Jenni Fagan’s The Panopticon (Get a copy here) takes place in contemporary Scotland and follows a young girl, Anais, who is in the foster care system. Her world is just going to hell. She’s been tossed into a care unit with other children in the system. Anais has been in the system her whole life. She’s been in and out of the criminal system for drug abuses and brawling. Her only respite was with her adoptive mother who has died, and, now, Anais is being accused of attacking a police officer who is comatose.
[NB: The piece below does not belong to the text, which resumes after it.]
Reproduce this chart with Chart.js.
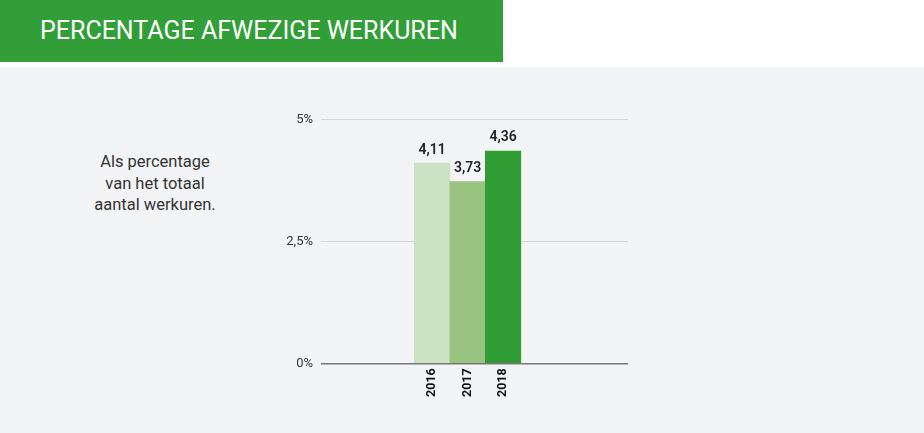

It’s pretty clear throughout the novel that Anais is struggling. She doesn’t open up to people, and she certainly doesn’t trust others. She’s pretty convinced that “the experiment” is watching her, manipulating the world around her and the people in her life with the goal of hurting her as much as possible and observing her reactions. Anais suffers from panic attacks and sometimes sees flying cats. The world she lives in is unstable, and she really just wants to run as far as she can.
Fagan’s novel is an interesting, detailed story with some fantastic elements.
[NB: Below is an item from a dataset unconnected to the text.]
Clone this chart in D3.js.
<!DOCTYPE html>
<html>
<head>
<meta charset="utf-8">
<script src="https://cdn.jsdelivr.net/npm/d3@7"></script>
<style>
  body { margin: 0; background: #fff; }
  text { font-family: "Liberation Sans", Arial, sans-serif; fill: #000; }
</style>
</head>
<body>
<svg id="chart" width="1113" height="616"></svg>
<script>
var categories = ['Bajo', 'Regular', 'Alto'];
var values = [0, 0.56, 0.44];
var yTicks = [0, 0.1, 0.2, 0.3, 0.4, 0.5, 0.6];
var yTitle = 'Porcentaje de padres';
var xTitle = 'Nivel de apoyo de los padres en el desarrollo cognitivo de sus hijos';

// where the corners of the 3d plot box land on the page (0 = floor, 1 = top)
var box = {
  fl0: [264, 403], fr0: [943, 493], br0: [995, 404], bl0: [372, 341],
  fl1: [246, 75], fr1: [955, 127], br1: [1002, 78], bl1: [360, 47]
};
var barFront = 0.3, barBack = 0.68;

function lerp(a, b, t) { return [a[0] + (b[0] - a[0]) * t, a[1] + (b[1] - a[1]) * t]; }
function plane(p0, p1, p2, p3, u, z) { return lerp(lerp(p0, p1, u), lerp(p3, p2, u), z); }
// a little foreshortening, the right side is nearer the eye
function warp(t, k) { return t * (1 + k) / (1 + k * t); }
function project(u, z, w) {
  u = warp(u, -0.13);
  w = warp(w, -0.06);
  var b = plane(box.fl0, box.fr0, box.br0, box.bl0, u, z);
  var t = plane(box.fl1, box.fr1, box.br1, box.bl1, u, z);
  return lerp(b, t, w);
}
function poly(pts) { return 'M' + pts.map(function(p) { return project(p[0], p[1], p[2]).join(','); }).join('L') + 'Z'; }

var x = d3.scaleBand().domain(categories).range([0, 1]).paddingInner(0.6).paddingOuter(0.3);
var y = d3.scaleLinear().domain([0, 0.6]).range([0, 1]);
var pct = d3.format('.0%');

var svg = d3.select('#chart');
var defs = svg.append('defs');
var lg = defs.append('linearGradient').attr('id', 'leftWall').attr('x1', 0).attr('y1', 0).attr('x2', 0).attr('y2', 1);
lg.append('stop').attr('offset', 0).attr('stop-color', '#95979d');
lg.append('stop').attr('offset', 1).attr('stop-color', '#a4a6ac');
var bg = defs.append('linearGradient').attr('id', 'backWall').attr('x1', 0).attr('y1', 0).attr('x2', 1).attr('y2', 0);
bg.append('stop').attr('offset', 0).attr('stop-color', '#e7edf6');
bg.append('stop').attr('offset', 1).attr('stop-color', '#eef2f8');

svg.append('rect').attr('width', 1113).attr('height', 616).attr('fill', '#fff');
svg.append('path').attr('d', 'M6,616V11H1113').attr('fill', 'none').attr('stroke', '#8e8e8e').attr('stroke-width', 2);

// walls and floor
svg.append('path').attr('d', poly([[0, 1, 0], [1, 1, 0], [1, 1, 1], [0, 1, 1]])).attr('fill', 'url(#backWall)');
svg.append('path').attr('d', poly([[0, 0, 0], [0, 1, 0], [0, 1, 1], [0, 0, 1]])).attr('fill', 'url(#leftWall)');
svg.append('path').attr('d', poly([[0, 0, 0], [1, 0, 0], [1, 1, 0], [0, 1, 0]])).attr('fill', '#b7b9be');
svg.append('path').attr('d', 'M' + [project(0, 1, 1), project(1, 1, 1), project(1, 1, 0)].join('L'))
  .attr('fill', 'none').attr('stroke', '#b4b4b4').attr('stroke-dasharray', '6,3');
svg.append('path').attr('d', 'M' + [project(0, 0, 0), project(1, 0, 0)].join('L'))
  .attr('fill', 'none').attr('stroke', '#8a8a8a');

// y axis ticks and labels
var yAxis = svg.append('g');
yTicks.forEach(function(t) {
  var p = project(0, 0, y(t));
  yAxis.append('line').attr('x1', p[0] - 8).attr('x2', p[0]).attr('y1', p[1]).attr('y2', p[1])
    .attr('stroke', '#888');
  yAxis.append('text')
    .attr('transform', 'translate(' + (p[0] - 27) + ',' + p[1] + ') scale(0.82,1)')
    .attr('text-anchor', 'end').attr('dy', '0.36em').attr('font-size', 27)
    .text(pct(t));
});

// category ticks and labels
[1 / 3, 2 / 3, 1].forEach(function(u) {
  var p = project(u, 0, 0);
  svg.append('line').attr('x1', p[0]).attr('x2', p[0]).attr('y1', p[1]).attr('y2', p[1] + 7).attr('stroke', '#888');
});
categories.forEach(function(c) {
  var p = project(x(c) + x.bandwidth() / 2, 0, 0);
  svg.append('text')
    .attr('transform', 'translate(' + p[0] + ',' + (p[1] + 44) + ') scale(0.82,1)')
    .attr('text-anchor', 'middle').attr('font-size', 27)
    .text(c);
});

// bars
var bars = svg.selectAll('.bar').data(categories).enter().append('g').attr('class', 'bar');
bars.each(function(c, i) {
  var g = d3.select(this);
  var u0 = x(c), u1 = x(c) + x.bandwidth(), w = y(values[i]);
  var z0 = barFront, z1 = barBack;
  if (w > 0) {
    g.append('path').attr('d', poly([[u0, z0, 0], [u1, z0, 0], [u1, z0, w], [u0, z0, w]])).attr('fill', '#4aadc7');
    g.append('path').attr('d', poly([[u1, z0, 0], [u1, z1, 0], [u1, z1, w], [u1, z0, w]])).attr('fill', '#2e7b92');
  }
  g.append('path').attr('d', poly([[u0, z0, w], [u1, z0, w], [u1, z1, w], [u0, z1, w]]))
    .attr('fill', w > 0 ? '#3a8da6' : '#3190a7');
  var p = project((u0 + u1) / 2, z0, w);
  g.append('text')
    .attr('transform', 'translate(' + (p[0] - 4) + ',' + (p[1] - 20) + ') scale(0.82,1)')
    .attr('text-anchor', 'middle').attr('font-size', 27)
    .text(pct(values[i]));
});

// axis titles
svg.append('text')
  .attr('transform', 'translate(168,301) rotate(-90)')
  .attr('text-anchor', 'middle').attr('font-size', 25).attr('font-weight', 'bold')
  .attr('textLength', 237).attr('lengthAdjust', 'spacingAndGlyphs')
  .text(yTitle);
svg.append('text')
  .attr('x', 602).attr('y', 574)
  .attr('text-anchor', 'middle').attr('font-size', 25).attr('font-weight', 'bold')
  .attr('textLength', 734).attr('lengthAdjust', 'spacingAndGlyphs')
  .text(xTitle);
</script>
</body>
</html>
The story is told in a stream-of-consciousness-like narrative with a vernacular that is reminiscent of Mark Twain’s writing style. Here’s an example:
I hate. Her face. The thick hair on his neck. I hate the way the policeman turns the wheel. What is worse, though, is this nowhere place. There’s nae escape. The cuffs chink as I smooth down my school skirt–it’s heavily spattered with bloodstains.
We drive by a huge stone wall, up to a gateway framed by two tall pillars. On the first there’s a gargoyle–someone’s stubbed a fag out in his ear. I glance up at the other pillar, and a winged cat crouches down.
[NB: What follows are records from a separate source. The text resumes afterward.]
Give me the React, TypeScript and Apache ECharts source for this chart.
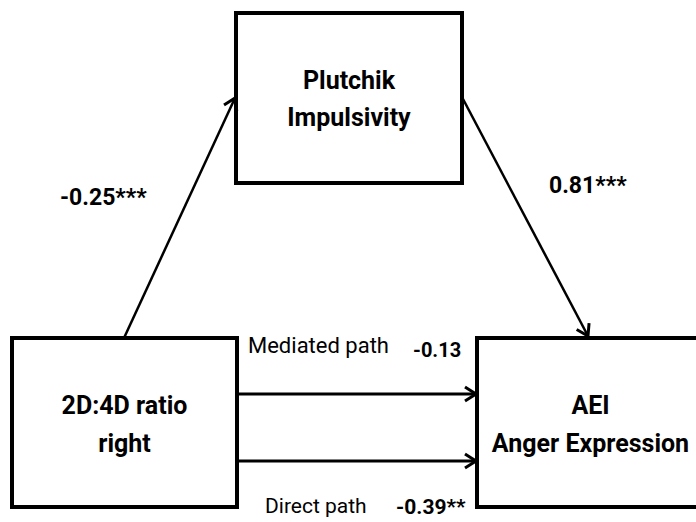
import React, { useEffect, useRef } from "react";
import * as echarts from "echarts";

// Content of the mediation diagram
const nodeNames: string[][] = [
  ["Plutchik", "Impulsivity"],
  ["2D:4D ratio", "right"],
  ["AEI", "Anger Expression"],
];
const pathCoefficients: string[] = ["-0.25***", "0.81***", "-0.13", "-0.39**"];
const pathNames: string[] = ["Mediated path", "Direct path"];

// Layout (pixels)
const boxes = [
  { x0: 236, y0: 13, x1: 462, y1: 183, lineY: [80, 117] },
  { x0: 12, y0: 338, x1: 237, y1: 507, lineY: [405, 443] },
  { x0: 477, y0: 338, x1: 704, y1: 507, lineY: [405, 443] },
];
const arrows = [
  { from: [124, 338], to: [235, 98], w: 2.5 },
  { from: [463, 99], to: [588, 336], w: 2.5 },
  { from: [237, 394], to: [476, 394], w: 3 },
  { from: [237, 461], to: [476, 461], w: 3 },
];
const coefPos = [
  { x: 60, y: 197, size: 23 },
  { x: 549, y: 185, size: 23 },
  { x: 413, y: 350, size: 20 },
  { x: 396, y: 507, size: 21 },
];
const pathNamePos = [
  { x: 248, y: 345, size: 22 },
  { x: 265, y: 506, size: 21 },
];

const FONT = "Roboto, 'Liberation Sans', Arial, sans-serif";

function arrowHead(from: number[], to: number[], len = 11, half = 7) {
  const dx = to[0] - from[0];
  const dy = to[1] - from[1];
  const d = Math.hypot(dx, dy);
  const ux = dx / d, uy = dy / d;
  const px = -uy, py = ux;
  const bx = to[0] - ux * len, by = to[1] - uy * len;
  return [
    [bx + px * half, by + py * half],
    [to[0], to[1]],
    [bx - px * half, by - py * half],
  ];
}

export default function App() {
  const ref = useRef<HTMLDivElement>(null);
  useEffect(() => {
    if (!ref.current) return;
    const chart = echarts.init(ref.current, undefined, { renderer: "svg" });
    const elements: any[] = [];

    boxes.forEach((b, i) => {
      elements.push({
        type: "rect",
        shape: { x: b.x0, y: b.y0, width: b.x1 - b.x0, height: b.y1 - b.y0 },
        style: { fill: "#ffffff", stroke: "#000000", lineWidth: 4 },
        z: 1,
      });
      nodeNames[i].forEach((t, j) => {
        elements.push({
          type: "text",
          z: 3,
          style: {
            text: t,
            x: (b.x0 + b.x1) / 2,
            y: b.lineY[j],
            align: "center",
            verticalAlign: "middle",
            fontFamily: FONT,
            fontWeight: "bold",
            fontSize: 25,
            fill: "#000000",
          },
        });
      });
    });

    arrows.forEach((a) => {
      elements.push({
        type: "line",
        z: 2,
        shape: { x1: a.from[0], y1: a.from[1], x2: a.to[0], y2: a.to[1] },
        style: { stroke: "#000000", lineWidth: a.w },
      });
      elements.push({
        type: "polyline",
        z: 2,
        shape: { points: arrowHead(a.from, a.to) },
        style: { stroke: "#000000", lineWidth: 3, fill: "none" },
      });
    });

    pathCoefficients.forEach((t, i) => {
      const p = coefPos[i];
      elements.push({
        type: "text",
        z: 3,
        style: {
          text: t,
          x: p.x,
          y: p.y,
          align: "left",
          verticalAlign: "middle",
          fontFamily: FONT,
          fontWeight: "bold",
          fontSize: p.size,
          fill: "#000000",
        },
      });
    });

    pathNames.forEach((t, i) => {
      const p = pathNamePos[i];
      elements.push({
        type: "text",
        z: 3,
        style: {
          text: t,
          x: p.x,
          y: p.y,
          align: "left",
          verticalAlign: "middle",
          fontFamily: FONT,
          fontWeight: "normal",
          fontSize: p.size,
          fill: "#000000",
        },
      });
    });

    chart.setOption({
      animation: false,
      backgroundColor: "#ffffff",
      graphic: { elements },
    });
    return () => chart.dispose();
  }, []);
  return (
    <div
      ref={ref}
      style={{ width: 696, height: 522, position: "absolute", left: 0, top: 0 }}
    />
  );
}
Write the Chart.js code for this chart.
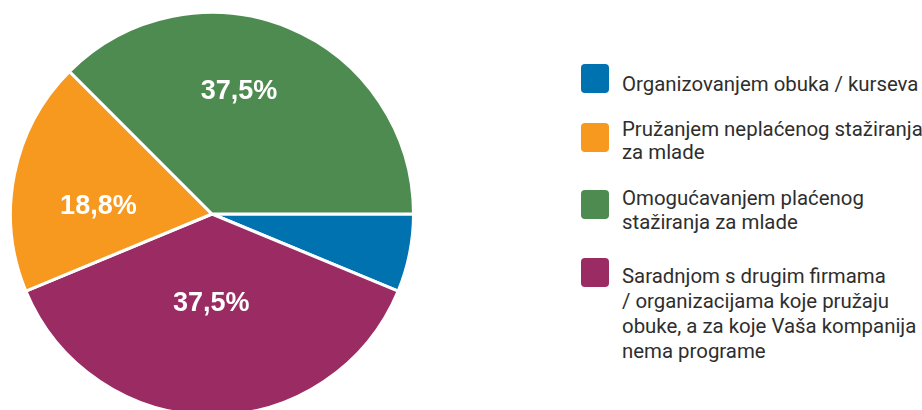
<!DOCTYPE html>
<html>
<head>
<meta charset="utf-8">
<script src="https://cdn.jsdelivr.net/npm/chart.js@4/dist/chart.umd.min.js"></script>
<style>
html,body{margin:0;padding:0;background:#fff;}
body{width:922px;height:410px;overflow:hidden;position:relative;font-family:Roboto,"Liberation Sans",sans-serif;}
#pieBox{position:absolute;left:9px;top:11px;width:406px;height:406px;}
.item{position:absolute;left:581px;}
.sw{position:absolute;left:0;width:28px;height:29px;border-radius:4px;}
.txt{position:absolute;left:41px;white-space:nowrap;color:#2e2e2e;font-size:20.4px;line-height:24px;}
</style>
</head>
<body>
<div id="pieBox"><canvas id="pie"></canvas></div>
<div id="legend"></div>
<script>
// legend order
const categories = [
  "Organizovanjem obuka / kurseva",
  "Pružanjem neplaćenog stažiranja\nza mlade",
  "Omogućavanjem plaćenog\nstažiranja za mlade",
  "Saradnjom s drugim firmama\n/ organizacijama koje pružaju\nobuke, a za koje Vaša kompanija\nnema programe"
];
const shares = [6.25, 18.75, 37.5, 37.5]; // percent
const colors = ["#0072b0", "#f7991f", "#4e8b51", "#9b2b63"];

// order the slices go round the pie, clockwise from 3 o'clock
const drawOrder = [0, 3, 1, 2];

// legend layout (square top, text top, line height)
const legendPos = [
  {sq:64, tx:72, lh:24},
  {sq:123, tx:118, lh:23},
  {sq:190, tx:186, lh:24},
  {sq:258, tx:264, lh:25}
];

const legend = document.getElementById("legend");
categories.forEach(function(c,i){
  const it = document.createElement("div");
  it.className = "item";
  const sw = document.createElement("div");
  sw.className = "sw";
  sw.style.top = legendPos[i].sq + "px";
  sw.style.background = colors[i];
  const tx = document.createElement("div");
  tx.className = "txt";
  tx.style.top = legendPos[i].tx + "px";
  tx.style.lineHeight = legendPos[i].lh + "px";
  tx.innerHTML = c.split("\n").join("<br>");
  it.appendChild(sw);
  it.appendChild(tx);
  legend.appendChild(it);
});

// label spot tweaks per category: angle shift (deg), radius fraction
const labelSpot = [
  {shift:0, frac:0.6},
  {shift:-7.5, frac:0.565},
  {shift:-10, frac:0.62},
  {shift:0.5, frac:0.445}
];

const pctLabels = {
  id:"pctLabels",
  afterDatasetsDraw(chart){
    const ctx = chart.ctx;
    const meta = chart.getDatasetMeta(0);
    ctx.save();
    ctx.fillStyle = "#fff";
    ctx.font = "bold 27px 'Liberation Sans', Arial, sans-serif";
    ctx.textAlign = "center";
    ctx.textBaseline = "middle";
    meta.data.forEach(function(arc,j){
      const i = drawOrder[j];
      const v = shares[i];
      if (v < 10) return;
      const p = arc.getProps(["x","y","startAngle","endAngle","outerRadius"], true);
      const a = (p.startAngle + p.endAngle)/2 + labelSpot[i].shift*Math.PI/180;
      const r = p.outerRadius * labelSpot[i].frac;
      ctx.fillText(v.toFixed(1).replace(".", ",") + "%", p.x + Math.cos(a)*r, p.y + Math.sin(a)*r);
    });
    ctx.restore();
  }
};

new Chart(document.getElementById("pie"), {
  type:"pie",
  data:{
    labels: drawOrder.map(i => categories[i]),
    datasets:[{
      data: drawOrder.map(i => shares[i]),
      backgroundColor: drawOrder.map(i => colors[i]),
      borderColor:"#fff",
      borderWidth:3
    }]
  },
  options:{
    responsive:true,
    maintainAspectRatio:false,
    animation:false,
    rotation:90,
    layout:{padding:0},
    plugins:{
      legend:{display:false},
      tooltip:{enabled:false}
    }
  },
  plugins:[pctLabels]
});
</script>
</body>
</html>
The interesting thing about the narrative style is that the format is so well-balanced that the thoughts, and in particular the hallucinations that Anais has, are smoothly transitioned. It’s so easy to make a stream of consciousness style story jump around and feel erratic. Fagan manages to make the story flow together naturally. Even when the events jump or when the hallucinations start, the story doesn’t feel disjointed. It gives a really neat insight into the character’s mind and the feeling of organic thought processes.
The characters are very well thought-out and have carefully crafted emotional profiles and backgrounds. The side characters are interesting and emotionally complex. Fagan takes a lot of time and care in their development. Anais herself is emotionally complex. We see a lot of her internal conflicts and her struggles with her mental state. Not only do we see her debate how she feels about the other characters and events in the story, but we also see, in detail, her paranoia and hallucinations. This is most prominent in Anais’ belief in “the experiment,” a god-like entity she believes sees everything she does and has the power to manipulate her life circumstances to see how she reacts.
The only problem I had with the character development, and really the plot, was in the story’s ending. Anais and her friends take action in the last few pages, spurred on by prior horrific events. Anais’ story continues on and she does some of the things we hear her talking about throughout the novel. While much of this is a resolution to the story, I found it unsatisfying. I thought the ending didn’t seem to fit with the emotional connections that are built throughout the story, and Anais doesn’t get any resolution with the child care system itself. It was by no means a bad ending, and, while it was foreshadowed, I found it to be a bit disconnected from where the story seemed to be going.
Overall, I thought the read was dynamic and impressively complex.
On a rating scale, I give it a 4-4.5.